Xiaomi plans an expansion overseas and experienced setbacks.

Xiaomi Corp. is not ready to challenge Apple, the market leader in the U.S., just yet according to industry experts on Friday. The Beijing-based company's top executive said that they are set to open an online store in the U.S. later this year, but will only sell handset accessories and various fitness bands.

Lin Bin, Xiaomi's vice president in charge of international operations, said that selling Mi devices in the U.S. market can be a rigorous plan to take.

He said that "the amount of effort required to bring those products (smartphones and tablets) to market is significant. We just have to move at the right pace, so we are accelerating our entry in a sense by bringing simpler products."

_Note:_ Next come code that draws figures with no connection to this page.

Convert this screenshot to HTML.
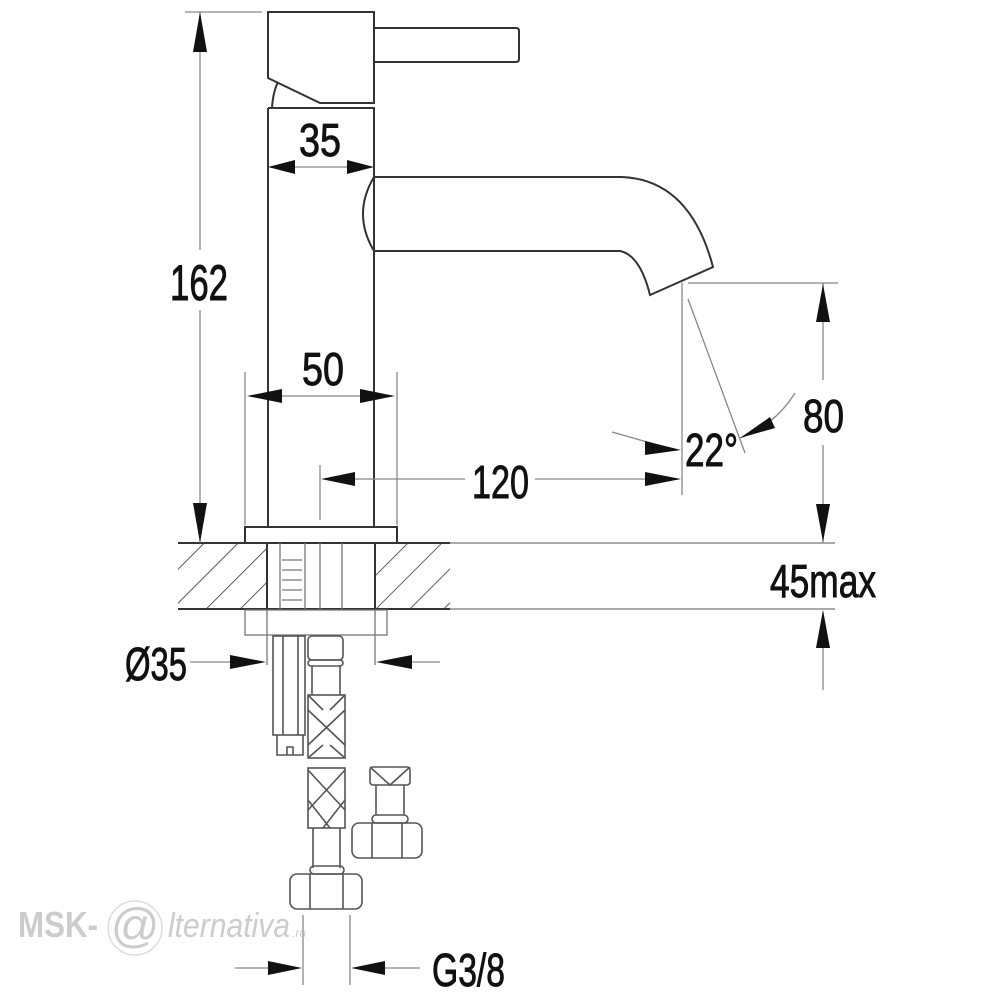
<!DOCTYPE html>
<html><head><meta charset="utf-8"><style>
html,body{margin:0;padding:0;background:#fff;}
svg{display:block;}
text{font-family:"Liberation Sans",sans-serif;fill:#111;}
.d text{stroke:#111;stroke-width:0.9;}
</style></head><body>
<svg width="1000" height="1000" viewBox="0 0 1000 1000" xmlns="http://www.w3.org/2000/svg">
<defs>
<pattern id="h" width="24" height="24" patternUnits="userSpaceOnUse" patternTransform="rotate(45)">
<line x1="0" y1="0" x2="0" y2="24" stroke="#333" stroke-width="1.6"/>
</pattern>
</defs>
<g fill="none" stroke="#333" stroke-width="2">
<path d="M268,12 H374 V103 H320 L268,78 Z"/>
<path d="M374,28 H516 Q519,28 519,31 V59 Q519,62 516,62 H374"/>
<path d="M272,108 Q273,92 278,82"/>
<path d="M268,108 H374 V527 M268,108 V527"/>
<path d="M374,177 H622 Q690,180 713,267 L650,295 Q640,255 620,251 H374 Q352,214 374,177"/>
<rect x="245" y="527" width="152" height="16"/>
<rect x="178" y="543" width="89" height="66" fill="url(#h)" stroke="none"/>
<rect x="375" y="543" width="75" height="66" fill="url(#h)" stroke="none"/>
<line x1="178" y1="543" x2="450" y2="543"/>
<line x1="178" y1="609" x2="450" y2="609"/>
<line x1="267" y1="543" x2="267" y2="609"/>
<line x1="375" y1="543" x2="375" y2="609"/>
</g>
<g fill="none" stroke="#777" stroke-width="1.3">
<line x1="450" y1="543" x2="835" y2="543"/>
<line x1="450" y1="609" x2="835" y2="609"/>
<line x1="280" y1="543" x2="280" y2="609"/><line x1="305" y1="543" x2="305" y2="609"/>
<line x1="320" y1="543" x2="320" y2="609"/><line x1="342" y1="543" x2="342" y2="609"/>
<path d="M282,560 h20 M282,570 h20 M282,580 h20 M282,590 h20 M282,600 h20"/>
<rect x="245" y="610" width="142" height="25"/>
<line x1="267" y1="610" x2="267" y2="665"/><line x1="375" y1="610" x2="375" y2="665"/>
</g>
<g fill="none" stroke="#555" stroke-width="1.6">
<rect x="273" y="636" width="32" height="99"/>
<line x1="283" y1="636" x2="283" y2="735"/><line x1="298" y1="636" x2="298" y2="735"/>
<path d="M277,735 V755 H303 V735 M287,755 V747 H293 V755"/>
<rect x="308" y="636" width="35" height="24" rx="4"/>
<rect x="308" y="660" width="35" height="6" rx="3"/>
<path d="M312,666 V695 M340,666 V695"/>
<rect x="308" y="695" width="37" height="63"/>
<path d="M308,710 L345,745 M345,710 L308,745 M308,695 L323,710 M345,695 L330,710 M308,758 L323,745 M345,758 L330,745"/>
<rect x="308" y="768" width="37" height="60"/>
<path d="M308,770 L345,810 M345,770 L308,810 M308,800 L330,828 M345,800 L323,828"/>
<path d="M313,828 V868 M340,828 V868"/>
<rect x="310" y="866" width="34" height="8" rx="4"/>
<rect x="290" y="874" width="72" height="35" rx="7"/>
<line x1="310" y1="874" x2="310" y2="909"/><line x1="343" y1="874" x2="343" y2="909"/>
<rect x="370" y="767" width="40" height="18" rx="3"/>
<path d="M370,767 L390,785 L410,767"/>
<path d="M376,785 V815 M404,785 V815"/>
<rect x="372" y="815" width="36" height="8" rx="4"/>
<rect x="352" y="823" width="70" height="35" rx="7"/>
<line x1="372" y1="823" x2="372" y2="858"/><line x1="402" y1="823" x2="402" y2="858"/>
</g>
<g stroke="#888" stroke-width="1.3" fill="none">
<line x1="185" y1="12" x2="262" y2="12"/>
<line x1="200" y1="12" x2="200" y2="250"/><line x1="200" y1="310" x2="200" y2="543"/>
<line x1="275" y1="167" x2="368" y2="167"/>
<line x1="245" y1="372" x2="245" y2="525"/><line x1="397" y1="372" x2="397" y2="525"/>
<line x1="250" y1="396" x2="392" y2="396"/>
<line x1="320" y1="465" x2="320" y2="520"/>
<line x1="325" y1="479" x2="465" y2="479"/><line x1="535" y1="479" x2="678" y2="479"/>
<line x1="682" y1="283" x2="682" y2="495"/>
<line x1="688" y1="299" x2="745" y2="453"/>
<line x1="688" y1="283" x2="838" y2="283"/>
<line x1="823" y1="283" x2="823" y2="380"/><line x1="823" y1="445" x2="823" y2="543"/>
<line x1="823" y1="612" x2="823" y2="690"/>
<path d="M612,432 Q640,440 668,448"/>
<path d="M740,438 Q775,425 795,393"/>
<line x1="190" y1="662" x2="262" y2="662"/><line x1="380" y1="662" x2="440" y2="662"/>
<line x1="303" y1="915" x2="303" y2="985"/><line x1="350" y1="915" x2="350" y2="985"/>
<line x1="235" y1="968" x2="298" y2="968"/><line x1="355" y1="968" x2="420" y2="968"/>
</g>
<g fill="#111">
<path d="M200,12 L193,52 L207,52 Z"/><path d="M200,543 L193,503 L207,503 Z"/>
<path d="M268,167 L295,160 L295,174 Z"/><path d="M374,167 L347,160 L347,174 Z"/>
<path d="M247,396 L282,389 L282,403 Z"/><path d="M395,396 L360,389 L360,403 Z"/>
<path d="M321,479 L355,472 L355,486 Z"/><path d="M681,479 L645,472 L645,486 Z"/>
<path d="M681,450 L645,441 L645,455 Z"/><path d="M740,438 L770,417 L775,428 Z"/>
<path d="M823,284 L816,322 L830,322 Z"/><path d="M823,542 L816,504 L830,504 Z"/>
<path d="M823,610 L816,648 L830,648 Z"/>
<path d="M266,662 L230,655 L230,669 Z"/><path d="M376,662 L412,655 L412,669 Z"/>
<path d="M302,968 L268,961 L268,975 Z"/><path d="M351,968 L385,961 L385,975 Z"/>
</g>
<g class="d" font-size="50">
<text x="170" y="300" textLength="58" lengthAdjust="spacingAndGlyphs">162</text>
<text x="299" y="156" textLength="42" lengthAdjust="spacingAndGlyphs" font-size="46">35</text>
<text x="302" y="385" textLength="42" lengthAdjust="spacingAndGlyphs" font-size="46">50</text>
<text x="472" y="498" textLength="57" lengthAdjust="spacingAndGlyphs" font-size="46">120</text>
<text x="685" y="466" textLength="53" lengthAdjust="spacingAndGlyphs" font-size="46">22°</text>
<text x="803" y="432" textLength="41" lengthAdjust="spacingAndGlyphs" font-size="46">80</text>
<text x="770" y="597" textLength="106" lengthAdjust="spacingAndGlyphs" font-size="46">45max</text>
<text x="125" y="680" textLength="62" lengthAdjust="spacingAndGlyphs" font-size="46">Ø35</text>
<text x="432" y="986" textLength="73" lengthAdjust="spacingAndGlyphs" font-size="46">G3/8</text>
</g>
<g fill="#ccc">
<text x="18" y="937" font-size="36" font-weight="bold" style="fill:#ccc" textLength="80" lengthAdjust="spacingAndGlyphs">MSK-</text>
<text x="110" y="942" font-size="48" font-style="italic" font-family="Liberation Serif" style="fill:#ccc">@</text>
<text x="168" y="937" font-size="34" font-style="italic" font-family="Liberation Serif" style="fill:#ccc" textLength="122" lengthAdjust="spacingAndGlyphs">lternativa</text>
<text x="292" y="937" font-size="12" font-style="italic" style="fill:#ccc">.ru</text>
</g>
<circle cx="135" cy="928" r="27" fill="none" stroke="#ddd" stroke-width="1.5"/>
</svg>
</body></html>
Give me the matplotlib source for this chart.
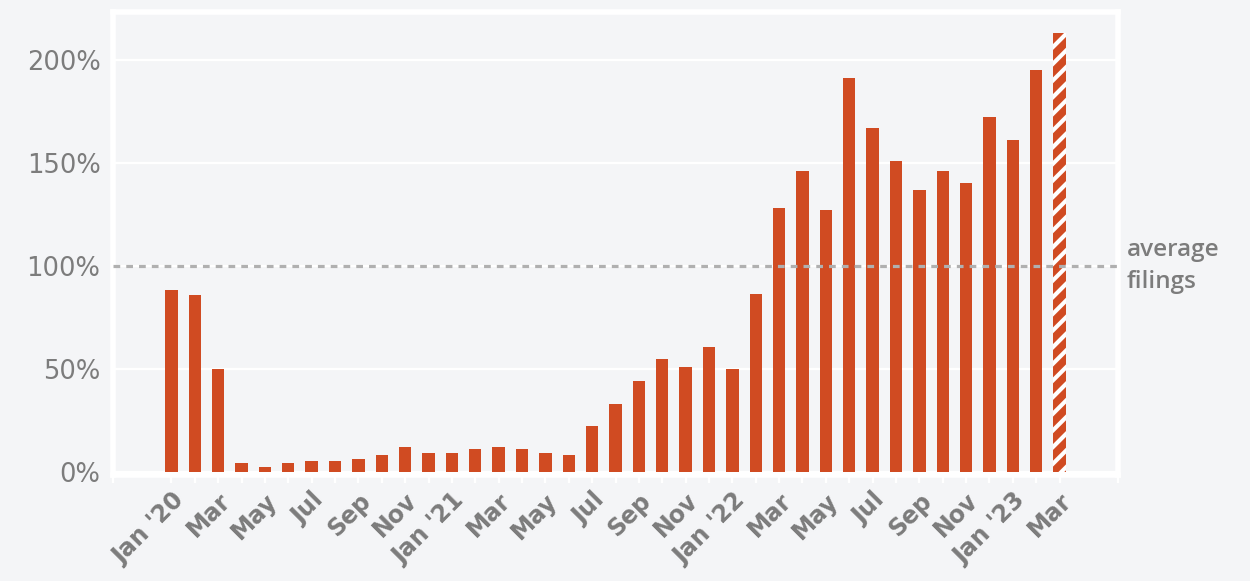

He believed that manufacturing and software compatibility are among the biggest challenges for Xiaomi, apart from the regulations and lack of experience to introduce smartphones in developed markets like U.S. and Europe.

This is not the first time Xiaomi has planned an expansion overseas and experienced setbacks. Their most common hurdles are legal in nature. Xiaomi has been accused of imitating some designs from other companies, particularly Apple.

Just last year, the Chinese company was sued by Ericsson AB in India for stealing patents and banned them from selling smartphones. The same happened in Singapore where they faced privacy investigations.

Although Lin said that "all companies have had patent litigation" and they have filed hundreds of patents to improve their own defenses against such claims.

Xiaomi is one of China's emerging mobile companies known for bringing cheap yet feature-packed technology that pleases the crowd instantly. Even though its smartphones would not be available in the U.S. anytime soon, they plan to slowly infiltrate the U.S. market starting on Thursday.

They will start by selling inexpensive headphones and other accessories online through Schow-mee. Unlike Apple who tends to keep their consumers guessing on their next product features, Xiaomi keeps everyone updated and even let their "fans" suggest new features which they will include in their weekly updates.

Corporate strategy expert Teng Bingsheng said that a Xiaomi phone "may not be the best product out there, but a product with the best combination: a very affordable price and good quality." Teng works at the Cheung Kong Graduate School of Business in Beijing.

Although iPhone still at its peak in the luxury segment of China's market, Xiaomi phones are equally popular to the masses. Xiaomi sold about 61 million phones last year, breaking their own sales record for 2013. The company is the third-largest e-commerce firm in China that sells phones and accessories online.